A Taleban suicide fighter killed himself and wounded at least seven others, including three members of a Nato-led peacekeeping force, in a grenade attack on a busy shopping street in central Kabul on Saturday.
The attack in the Afghan capital came as election workers entered the closing stages of a marathon count from a landmark presidential poll on October 9, with incumbent Hamid Karzai polling 54.6 percent of the votes tallied so far.
Kabul police chief General Baba Jan said the attacker had six hand grenades strapped to his body, but three failed to detonate.
"One person was killed who is believed to have been the attacker," said Lt Colonel Patrick Poulain, spokesman at the International Security Assistance Force (ISAF) headquarters in the Afghan capital.
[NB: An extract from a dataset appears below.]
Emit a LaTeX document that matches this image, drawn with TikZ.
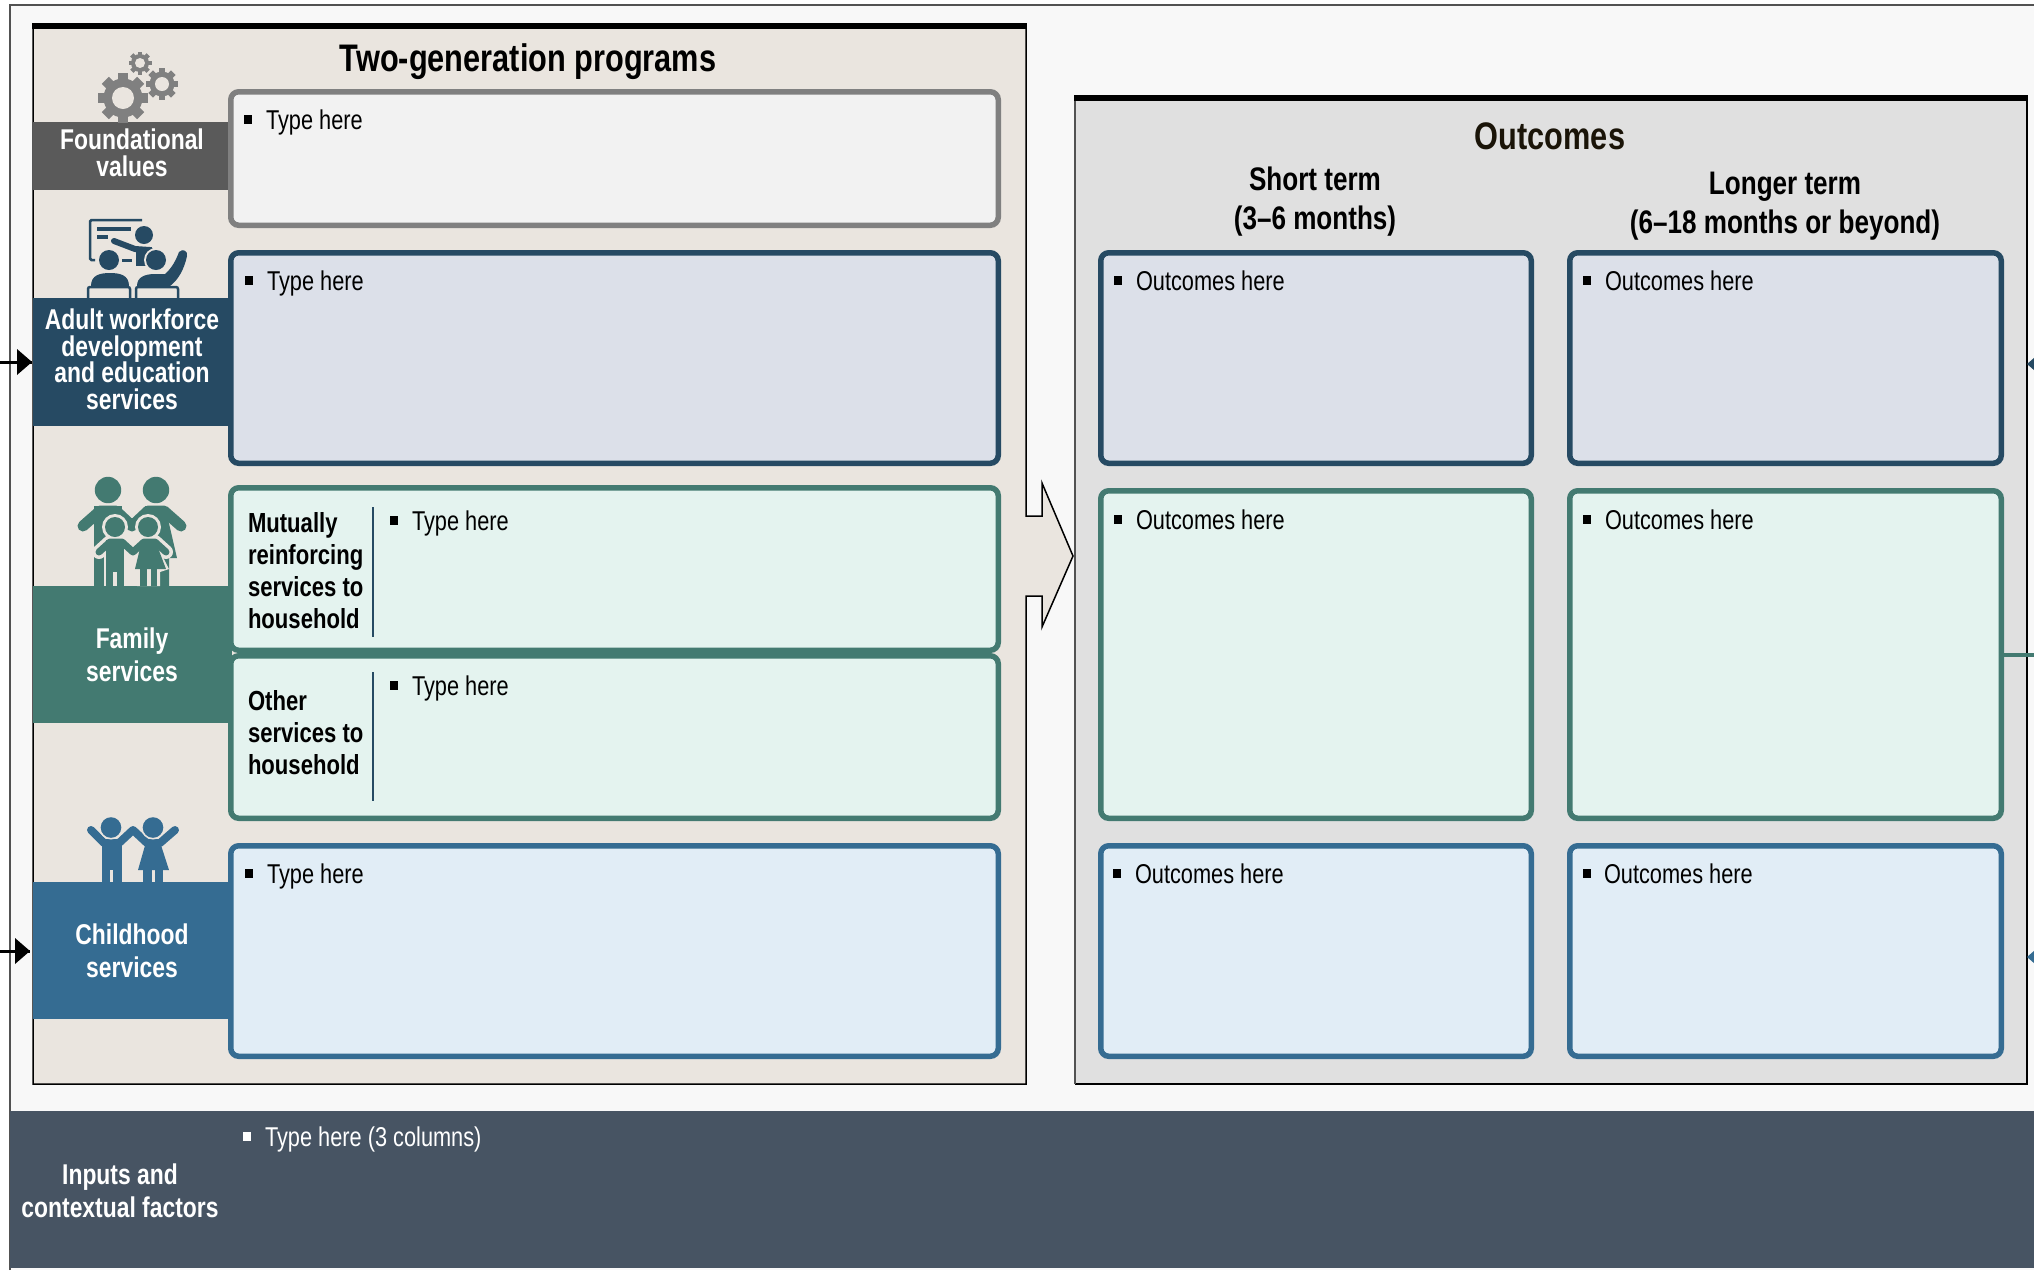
\documentclass[tikz,border=0pt]{standalone}
\usepackage{fontspec}
\setmainfont[FakeStretch=0.80,BoldFont={Liberation Sans Bold}]{Liberation Sans}
\definecolor{pagebg}{HTML}{F8F8F8}
\definecolor{panelL}{HTML}{EAE5DF}
\definecolor{panelR}{HTML}{E0E0E0}
\definecolor{cGray}{HTML}{808080}
\definecolor{cGrayD}{HTML}{5A5A5A}
\definecolor{cNavy}{HTML}{264A63}
\definecolor{cTeal}{HTML}{437A71}
\definecolor{cBlue}{HTML}{356C92}
\definecolor{fGray}{HTML}{F2F2F2}
\definecolor{fNavy}{HTML}{DCE0E9}
\definecolor{fTeal}{HTML}{E4F3EF}
\definecolor{fBlue}{HTML}{E1EDF6}
\definecolor{cBar}{HTML}{475463}
\definecolor{cOut}{HTML}{1A1408}
\newcommand{\fsR}{\fontsize{27.2}{32}\selectfont}
\newcommand{\fsB}{\fontsize{28.6}{32}\selectfont\bfseries}
% box: name, x0,y0,x1,y1, border, fill
\newcommand{\rbox}[7]{%
  \pgfmathsetmacro{\cxx}{(#2+#4)/2}\pgfmathsetmacro{\cyy}{(#3+#5)/2}%
  \pgfmathsetmacro{\ww}{#4-#2-5.5}\pgfmathsetmacro{\hh}{#5-#3-5.5}%
  \node[cardbox,draw=#6,fill=#7,minimum width=\ww pt,minimum height=\hh pt] (#1) at (\cxx,\cyy) {};}
\newcommand{\band}[6]{%
  \pgfmathsetmacro{\cxx}{(#2+#4)/2}\pgfmathsetmacro{\cyy}{(#3+#5)/2}%
  \pgfmathsetmacro{\ww}{#4-#2}\pgfmathsetmacro{\hh}{#5-#3}%
  \node[bandbox,fill=#6,minimum width=\ww pt,minimum height=\hh pt] (#1) at (\cxx,\cyy) {};}
% bullet item: name, bullet x, text x, baseline y, colour, text
\newcommand{\bul}[6]{%
  \fill[#5] (#2,#4-14) rectangle ++(8,9);
  \node[plain,text=#5,anchor=base west,font=\fsR] (#1) at (#3,#4) {#6};}
\newcommand{\gear}[4]{% x y r hole
  \foreach \a in {0,45,...,359}{
    \fill[cGray,rotate around={\a:(#1,#2)}] (#1-#3*0.2,#2-#3) rectangle (#1+#3*0.2,#2);}
  \fill[cGray] (#1,#2) circle (#3*0.78);
  \fill[panelL] (#1,#2) circle (#4);}
\tikzset{
  x=1pt,y=-1pt,
  cardbox/.style={rectangle,rounded corners=8pt,line width=5.5pt,inner sep=0pt,outer sep=0pt},
  bandbox/.style={rectangle,inner sep=0pt,outer sep=0pt,draw=none},
  plain/.style={inner sep=0pt,outer sep=0pt},
  heading/.style={plain,anchor=base,font=\fsB,align=center},
  bigtitle/.style={plain,anchor=base,font=\fontsize{38.4}{42}\selectfont\bfseries},
  subtitle/.style={plain,anchor=base,font=\fontsize{32.6}{38}\selectfont\bfseries},
  leftsub/.style={plain,anchor=base west,font=\fontsize{27.6}{32}\selectfont\bfseries},
}
\begin{document}
\begin{tikzpicture}
\useasboundingbox (0,0) rectangle (2034,1270);
\clip (0,0) rectangle (2034,1270);
\fill[white] (0,0) rectangle (2034,1270);
\fill[pagebg] (10,5) rectangle (2034,1270);
\draw[line width=2pt,color=black!68] (10,1270) -- (10,5) -- (2034,5);
% inputs bar
\node[bandbox,fill=cBar,minimum width=2024pt,minimum height=157pt] (inputsbar) at (1022,1189.5) {};
% left panel
\fill[panelL] (33,26) -- (1026,26) -- (1026,516) -- (1042,516) -- (1042,483) -- (1073,556) -- (1042,627) -- (1042,596) -- (1026,596) -- (1026,1084) -- (33,1084) -- cycle;
\draw[line width=1.5pt,black,line join=miter] (33,26) -- (33,1084) -- (1026,1084) -- (1026,596) -- (1042,596) -- (1042,627) -- (1073,556) -- (1042,483) -- (1042,516) -- (1026,516) -- (1026,26);
\draw[line width=5.5pt,black] (32,26) -- (1027,26);
% right panel
\fill[panelR] (1075,98) rectangle (2027,1084);
\draw[line width=1.5pt,black] (2027,98) -- (2027,1084) -- (1075,1084);
\draw[line width=2.5pt,black!68] (1075,98) -- (1075,1084);
\draw[line width=5.5pt,black] (1074,98) -- (2028,98);
% bands
\band{bFound}{33}{122}{230}{190}{cGrayD}
\band{bAdult}{33}{298}{232}{426}{cNavy}
\band{bFamily}{33}{586}{232}{723}{cTeal}
\band{bChild}{33}{882}{232}{1019}{cBlue}
% left boxes
\rbox{boxFound}{228}{89}{1001}{228}{cGray}{fGray}
\rbox{boxAdult}{228}{250}{1001}{466}{cNavy}{fNavy}
\rbox{boxMutual}{228}{485}{1001}{653}{cTeal}{fTeal}
\rbox{boxOther}{228}{653}{1001}{821}{cTeal}{fTeal}
\rbox{boxChild}{228}{843}{1001}{1059}{cBlue}{fBlue}
% right boxes
\rbox{oA1}{1098}{250}{1534}{466}{cNavy}{fNavy}
\rbox{oA2}{1567}{250}{2004}{466}{cNavy}{fNavy}
\rbox{oF1}{1098}{488}{1534}{821}{cTeal}{fTeal}
\rbox{oF2}{1567}{488}{2004}{821}{cTeal}{fTeal}
\rbox{oC1}{1098}{843}{1534}{1059}{cBlue}{fBlue}
\rbox{oC2}{1567}{843}{2004}{1059}{cBlue}{fBlue}
% dividers
\draw[line width=1.5pt,cNavy] (373,507) -- (373,637);
\draw[line width=1.5pt,cNavy] (373,672) -- (373,801);
% titles
\node[bigtitle] (tTwo) at (528,71) {Two-generation programs};
\node[bigtitle,text=cOut] (tOut) at (1550,149) {Outcomes};
\node[subtitle] (tS1) at (1315,190) {Short term};
\node[subtitle] (tS2) at (1315,229) {(3–6 months)};
\node[subtitle] (tL1) at (1785,194) {Longer term};
\node[subtitle] (tL2) at (1785,233) {(6–18 months or beyond)};
% band labels
\begin{scope}[every node/.style={heading,text=white}]
\node (lF1) at (132,149) {Foundational};
\node (lF2) at (132,176) {values};
\node (lA1) at (132,329) {Adult workforce};
\node (lA2) at (132,356) {development};
\node (lA3) at (132,382) {and education};
\node (lA4) at (132,409) {services};
\node (lFa1) at (132,648) {Family};
\node (lFa2) at (132,681) {services};
\node (lC1) at (132,944) {Childhood};
\node (lC2) at (132,977) {services};
\node (lI1) at (120,1184) {Inputs and};
\node (lI2) at (120,1217) {contextual factors};
\end{scope}
% sub-labels
\node[leftsub] (m1) at (248,532) {Mutually};
\node[leftsub] (m2) at (248,564) {reinforcing};
\node[leftsub] (m3) at (248,596) {services to};
\node[leftsub] (m4) at (248,628) {household};
\node[leftsub] (o1) at (248,710) {Other};
\node[leftsub] (o2) at (248,742) {services to};
\node[leftsub] (o3) at (248,774) {household};
% bullets
\bul{t1}{244}{266}{129}{black}{Type here}
\bul{t2}{245}{267}{290}{black}{Type here}
\bul{t3}{390}{412}{530}{black}{Type here}
\bul{t4}{390}{412}{695}{black}{Type here}
\bul{t5}{245}{267}{883}{black}{Type here}
\bul{o1a}{1114}{1136}{290}{black}{Outcomes here}
\bul{o1b}{1583}{1605}{290}{black}{Outcomes here}
\bul{o2a}{1114}{1136}{529}{black}{Outcomes here}
\bul{o2b}{1583}{1605}{529}{black}{Outcomes here}
\bul{o3a}{1113}{1135}{883}{black}{Outcomes here}
\bul{o3b}{1583}{1604}{883}{black}{Outcomes here}
\bul{t6}{243}{265}{1146}{white}{Type here (3 columns)}
% connectors
\coordinate (inA) at (-5,362);
\coordinate (inC) at (-5,951);
\coordinate (edgeA) at (2040,364);
\coordinate (edgeF) at (2040,655);
\coordinate (edgeC) at (2040,957);
\coordinate (tipA) at (32,362);
\coordinate (tipC) at (30,951);
\coordinate (tipRA) at (2027,364);
\coordinate (tipRC) at (2027,957);
\draw[line width=3pt] (inA) -- (tipA);
\fill (tipA) -- ++(-15,-13) -- ++(0,26) -- cycle;
\draw[line width=3pt] (inC) -- (tipC);
\fill (tipC) -- ++(-15,-13) -- ++(0,26) -- cycle;
\draw[line width=4pt,cTeal] (oF2.east |- edgeF) -- (edgeF);
\fill[cNavy] (tipRA) -- ++(15,-13) -- ++(0,26) -- cycle;
\fill[cBlue] (tipRC) -- ++(15,-13) -- ++(0,26) -- cycle;
% gears
\gear{123}{98}{25}{11}
\gear{162}{84}{16}{7}
\gear{140}{63}{11.5}{5}
% adult icon
\begin{scope}[cNavy]
\draw[line width=2.5pt,rounded corners=1.5pt] (142,220) -- (90,220) -- (90,260) -- (95,260);
\fill (97,227) rectangle (131,231);
\fill (97,235) rectangle (108,239);
\fill (144,235) circle (9);
\draw[line width=6pt,line cap=round] (114,241) -- (135,249) -- (150,250);
\fill (136,247) -- (152,247) -- (152,266) -- (136,266) -- cycle;
\fill (122,259) rectangle (132,262);
\fill[panelL] (156,260) circle (12);
\fill[panelL] (109,260) circle (12);
\fill (109,260) circle (10);
\fill (156,260) circle (10);
\fill (91,286) .. controls (91,275) and (100,273) .. (110,273) .. controls (120,273) and (129,275) .. (129,286) -- cycle;
\fill (137,286) .. controls (137,277) and (145,274) .. (155,274) -- (165,274) .. controls (172,268) and (176,260) .. (179,252) .. controls (183,248) and (188,251) .. (187,256) .. controls (184,270) and (178,280) .. (170,286) -- cycle;
\draw[line width=2.5pt,rounded corners=2pt] (88,298) -- (88,287) -- (130,287) -- (130,298);
\draw[line width=2.5pt,rounded corners=2pt] (136,298) -- (136,287) -- (178,287) -- (178,298);
\end{scope}
% family icon
\begin{scope}[cTeal]
\fill (108,490) circle (13.2);
\fill (156,490) circle (13.2);
\draw[line width=11pt,line cap=round,line join=round] (83,526) -- (100,511) -- (116,511) -- (132,526) -- (148,511) -- (164,511) -- (181,526);
\fill (94,506) rectangle (122,586);
\fill (145,506) -- (165,506) -- (177,558) -- (169,558) -- (169,586) -- (145,586) -- cycle;
\fill[panelL] (122,540) rectangle (145,586);
% kids
\fill[panelL] (115,527) circle (13);
\fill[panelL] (148,527) circle (13);
\draw[panelL,line width=14pt,line cap=round,line join=round] (99,552) -- (110,542) -- (122,542) -- (133,552) -- (144,542) -- (155,542) -- (166,552);
\fill[panelL] (103.5,545) rectangle (128,586);
\fill[panelL] (142,545) -- (157,545) -- (169,569) -- (160,572) -- (160,586) -- (137,586) -- (137,572) -- (132,569) -- cycle;
\fill (115,527) circle (10);
\fill (148,527) circle (10);
\draw[line width=7pt,line cap=round,line join=round] (99,552) -- (110,542) -- (122,542) -- (133,552) -- (144,542) -- (155,542) -- (166,552);
\fill (106,540) rectangle (124,572);
\fill (106,570) rectangle (113,586);
\fill (117,570) rectangle (124,586);
\fill (142,540) -- (155,540) -- (166,569) -- (135,569) -- cycle;
\fill (140,568) rectangle (147,586);
\fill (151,568) rectangle (157,586);
\end{scope}
% child icon
\begin{scope}[cBlue]
\draw[line width=8pt,line cap=round,line join=round] (91,830) -- (104,843) -- (119,843) -- (133,830) -- (147,843) -- (160,843) -- (175,830);
\fill[panelL] (111,827.5) circle (12);
\fill[panelL] (153,827.5) circle (12);
\fill (111,827.5) circle (10.3);
\fill (153,827.5) circle (10.3);
\fill (102,842) rectangle (122,870);
\fill (102,868) rectangle (110,882);
\fill (113,868) rectangle (122,882);
\fill (146,842) -- (160,842) -- (169,870) -- (138,870) -- cycle;
\fill (143,868) rectangle (152,882);
\fill (155,868) rectangle (163,882);
\end{scope}
\end{tikzpicture}
\end{document}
Reuters' witnesses saw the attacker's bloody corpse lying on the sidewalk, near a damaged ISAF vehicle. The ISAF troops had been patrolling Chicken Street, a well-known haunt for foreigners shopping for carpets, jewellery and antiques.
"The Taleban takes responsibility for the suicide attack in Kabul. This was an Afghan Taleban Mujahid, and we plan more attacks," Taleban spokesman Mullah Latifullah Hakimi told Reuters by satellite telephone.
ISAF's Poulain said seven people were wounded in the blast. One of the ISAF troops was in a serious condition, while the other two were slightly hurt. There were no details on their nationalities.
One of the wounded civilians was believed to be a foreign woman, but Poulain added that was unconfirmed.
The Afghan capital has escaped any major attack for the past two months as security forces stepped up operations to stop Taleban militants and their allies from disrupting the election.
ISAF has 9,000 troops in Afghanistan, acting as peacekeepers in Kabul and nine northern provinces, while US-led forces numbering over 18,000 are scouring the south and southeast for Taleban insurgents and foreign al Qaeda fighters.